Iran is a key bridge to Central Asia, bordering on Afghanistan. To make the Silk Road project succeed, China must have cooperation in bringing stability to Central Asia. During his Tehran visit, Xi made clear that China is prepared to accelerate Iran’s membership in the Shanghai Cooperation Organization (SCO). With both India and Pakistan recently admitted as full members, the SCO states encircle Afghanistan. Some leading US military strategists have proposed handing over the security of Afghanistan to the SCO, as the US and NATO continue the draw-down of military forces there.

At the same time, Saudi Arabia is another key player in the Central Asia/South Asia picture, given the Kingdom’s long-standing special relationship with Pakistan, something that China also enjoys.

The Xi visit was received positively in all three stops, where economic cooperation was upfront, and where the Chinese leader refrained from over-asserting China’s commitment to actually make the region more stable, through direct intervention into the complex crisis spots. 
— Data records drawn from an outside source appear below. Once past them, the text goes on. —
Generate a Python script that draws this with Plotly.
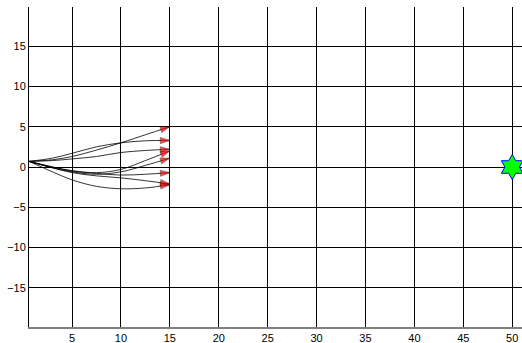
import plotly.graph_objects as go

# Trajectory sample x positions
x_pts = [0.6, 3, 5, 7.5, 10, 12.5, 15]

# Trajectory y values
traj_a = [0.7, 0.9, 1.3, 2.1, 3.0, 4.0, 5.0]
traj_b = [0.7, 1.1, 1.7, 2.5, 3.0, 3.25, 3.3]
traj_c = [0.7, 0.8, 1.0, 1.3, 1.8, 2.05, 2.2]
traj_d = [0.7, 0.0, -0.45, -0.7, -0.3, 0.8, 2.0]
traj_e = [0.7, -0.1, -0.6, -0.9, -0.6, 0.2, 1.1]
traj_f = [0.7, 0.0, -0.5, -0.8, -1.0, -0.9, -0.7]
traj_g = [0.7, -0.1, -0.7, -1.1, -1.35, -1.7, -2.1]
traj_h = [0.7, -0.6, -1.6, -2.4, -2.7, -2.6, -2.2]

target_x = [50]
target_y = [0]

x_ticks = [5, 10, 15, 20, 25, 30, 35, 40, 45, 50]
y_ticks = [-15, -10, -5, 0, 5, 10, 15]

fig = go.Figure()
for ys in [traj_a, traj_b, traj_c, traj_d, traj_e, traj_f, traj_g, traj_h]:
    n = len(ys)
    fig.add_trace(go.Scatter(
        x=x_pts, y=ys, mode="lines+markers",
        line=dict(color="black", width=0.8, shape="spline"),
        marker=dict(symbol="arrow", size=[0] * (n - 1) + [10], angleref="previous",
                    color="red", line=dict(color="black", width=0.5)),
        showlegend=False, hoverinfo="skip"))

fig.add_trace(go.Scatter(
    x=target_x, y=target_y, mode="markers",
    marker=dict(symbol="hexagram", size=19, color="#00ff00",
                line=dict(color="blue", width=1)),
    showlegend=False, cliponaxis=False))

fig.update_layout(
    width=522, height=343,
    margin=dict(l=29, r=0, t=7, b=16),
    paper_bgcolor="white", plot_bgcolor="white",
    font=dict(family="Liberation Sans, Arial, sans-serif", size=11, color="black"),
    xaxis=dict(range=[0.6, 51.0], tickvals=x_ticks, showgrid=True, gridcolor="black",
               gridwidth=1, zeroline=False, showline=True, linecolor="#808080",
               linewidth=1.5, ticks="", tickfont=dict(size=11)),
    yaxis=dict(range=[-19.85, 19.85], tickvals=y_ticks, showgrid=True, gridcolor="black",
               gridwidth=1, zeroline=False, showline=True, linecolor="black",
               linewidth=1, ticks="", tickfont=dict(size=11)),
)

fig.write_html("out.html", config={"displayModeBar": False},
               post_script="document.body.style.margin='0';")
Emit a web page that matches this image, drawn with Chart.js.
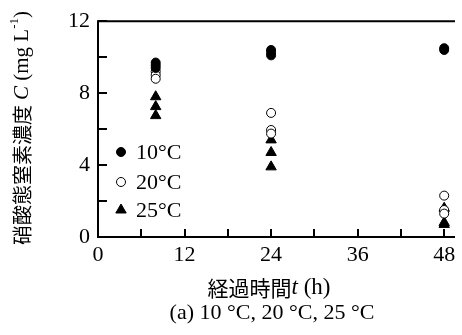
<!doctype html>
<html lang="ja">
<head>
<meta charset="utf-8">
<title>硝酸態窒素濃度</title>
<style>
  body { margin: 0; background: #fff; }
  #wrap { width: 462px; height: 335px; position: relative; }
</style>
</head>
<body>
<div id="wrap"><canvas id="myChart"></canvas></div>
<script src="https://cdn.jsdelivr.net/npm/chart.js@4.4.2/dist/chart.umd.min.js"></script>
<script>
  // elapsed time (h) and nitrate-N concentration (mg/L), three replicates per time
  const t10 = [8, 8, 8, 24, 24, 24, 48, 48];
  const c10 = [9.7, 9.55, 9.4, 10.4, 10.25, 10.1, 10.5, 10.4];
  const t20 = [8, 8, 8, 24, 24, 24, 48, 48, 48];
  const c20 = [9.2, 9.0, 8.8, 6.9, 5.95, 5.75, 2.3, 1.5, 1.3];
  const t25 = [8, 8, 8, 24, 24, 24, 48, 48, 48];
  const c25 = [7.8, 7.25, 6.75, 5.4, 4.7, 3.9, 1.6, 0.8, 0.7];

  const seriesNames = ['10°C', '20°C', '25°C'];
  const xTicks = [0, 6, 12, 18, 24, 30, 36, 42, 48];
  const yTicks = [0, 2, 4, 6, 8, 10, 12];

  const serif = "'Liberation Serif', 'Times New Roman', serif";
  const cjk = "'Noto Sans CJK JP', sans-serif";

  const pts = (xs, ys) => xs.map((v, i) => ({ x: v, y: ys[i] }));

  // draws frame, inward ticks, legend and axis titles
  const decor = {
    id: 'decor',
    afterDraw(chart) {
      const { ctx, chartArea: a, scales: { x, y } } = chart;
      ctx.save();
      ctx.strokeStyle = '#000';
      ctx.lineWidth = 2;
      ctx.beginPath();
      ctx.moveTo(a.right, a.top);
      ctx.lineTo(a.left, a.top);
      ctx.lineTo(a.left, a.bottom);
      ctx.lineTo(a.right, a.bottom);
      ctx.stroke();

      ctx.beginPath();
      yTicks.forEach(v => {
        const py = Math.round(y.getPixelForValue(v));
        ctx.moveTo(a.left, py);
        ctx.lineTo(a.left + 9, py);
      });
      xTicks.forEach(v => {
        const px = Math.round(x.getPixelForValue(v));
        ctx.moveTo(px, a.bottom);
        ctx.lineTo(px, a.bottom - 8);
      });
      ctx.stroke();

      // legend inside plot
      ctx.fillStyle = '#000';
      ctx.textBaseline = 'middle';
      ctx.textAlign = 'left';
      ctx.font = '22px ' + serif;
      const ly = [152, 182, 210];
      chart.data.datasets.forEach((ds, i) => {
        ctx.save();
        ctx.fillStyle = ds.backgroundColor;
        ctx.strokeStyle = ds.borderColor;
        ctx.lineWidth = ds.borderWidth;
        Chart.helpers.drawPoint(ctx, { pointStyle: ds.pointStyle, radius: ds.pointRadius, rotation: 0, borderWidth: ds.borderWidth }, 121, ly[i]);
        ctx.restore();
        ctx.fillText(seriesNames[i], 136, ly[i] + 1);
      });

      // mixed-font text runs
      const run = (parts, cx, cy, rot) => {
        ctx.save();
        ctx.translate(cx, cy);
        if (rot) ctx.rotate(rot);
        let total = 0;
        parts.forEach(p => { ctx.font = p[1]; total += ctx.measureText(p[0]).width; });
        let px = -total / 2;
        parts.forEach(p => {
          ctx.font = p[1];
          ctx.fillText(p[0], px, p[2] || 0);
          px += ctx.measureText(p[0]).width;
        });
        ctx.restore();
      };

      ctx.textBaseline = 'middle';
      run([
        ['硝酸態窒素濃度', '20px ' + cjk],
        [' ', '20px ' + serif],
        ['C', 'italic 21px ' + serif],
        [' (mg L', '21px ' + serif],
        ['-1', '13px ' + serif, -7],
        [')', '21px ' + serif]
      ], 22, 128, -Math.PI / 2);

      run([
        ['経過時間', '21px ' + cjk],
        ['t', 'italic 23px ' + serif],
        [' (h)', '23px ' + serif]
      ], 269, 288);

      run([['(a) 10 °C, 20 °C, 25 °C', '22px ' + serif]], 272, 313);
      ctx.restore();
    }
  };

  new Chart(document.getElementById('myChart'), {
    type: 'scatter',
    data: {
      datasets: [{
        label: seriesNames[0],
        data: pts(t10, c10),
        pointStyle: 'circle',
        pointRadius: 4.5,
        backgroundColor: '#000',
        borderColor: '#000',
        borderWidth: 1
      }, {
        label: seriesNames[1],
        data: pts(t20, c20),
        pointStyle: 'circle',
        pointRadius: 4.5,
        backgroundColor: '#fff',
        borderColor: '#000',
        borderWidth: 1
      }, {
        label: seriesNames[2],
        data: pts(t25, c25),
        pointStyle: 'triangle',
        pointRadius: 6,
        backgroundColor: '#000',
        borderColor: '#000',
        borderWidth: 1
      }]
    },
    options: {
      responsive: true,
      maintainAspectRatio: false,
      animation: false,
      layout: { padding: { top: 20, left: 0, right: 0, bottom: 0 } },
      plugins: { legend: { display: false }, tooltip: { enabled: false } },
      scales: {
        x: {
          type: 'linear',
          min: 0,
          max: 49.5,
          grid: { display: false, drawTicks: false },
          border: { display: false },
          afterFit: s => { s.height = 98; },
          ticks: {
            stepSize: 6,
            includeBounds: false,
            autoSkip: false,
            maxRotation: 0,
            padding: 5,
            color: '#000',
            font: { family: serif, size: 22 },
            callback: v => (v % 12 === 0 ? v : '')
          }
        },
        y: {
          min: 0,
          max: 12,
          grid: { display: false, drawTicks: false },
          border: { display: false },
          afterFit: s => { s.width = 98; },
          ticks: {
            stepSize: 2,
            autoSkip: false,
            padding: 8,
            color: '#000',
            font: { family: serif, size: 22 },
            callback: v => (v % 4 === 0 ? v : '')
          }
        }
      }
    },
    plugins: [decor]
  });
</script>
</body>
</html>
For the time being, the United States and Russia are the two “great states” that are attempting to manage the Middle East mess, starting with the Geneva/Vienna process. It remains to be seen whether the US and Russia can become sustained partners in that effort—or will remain geopolitical rivals. If there is any measurable success in ending the Syria war through some combination of combat and diplomacy, and if the Islamic States is seriously crushed, or at least crippled and contained, China will be there to put substantial resources into the region’s reconstruction. That was Xi’s message to the Arab League.

It remains to be seen whether the Chinese decision to maintain a status quo foreign policy towards the Middle East was a wise conclusion or a badly missed opportunity.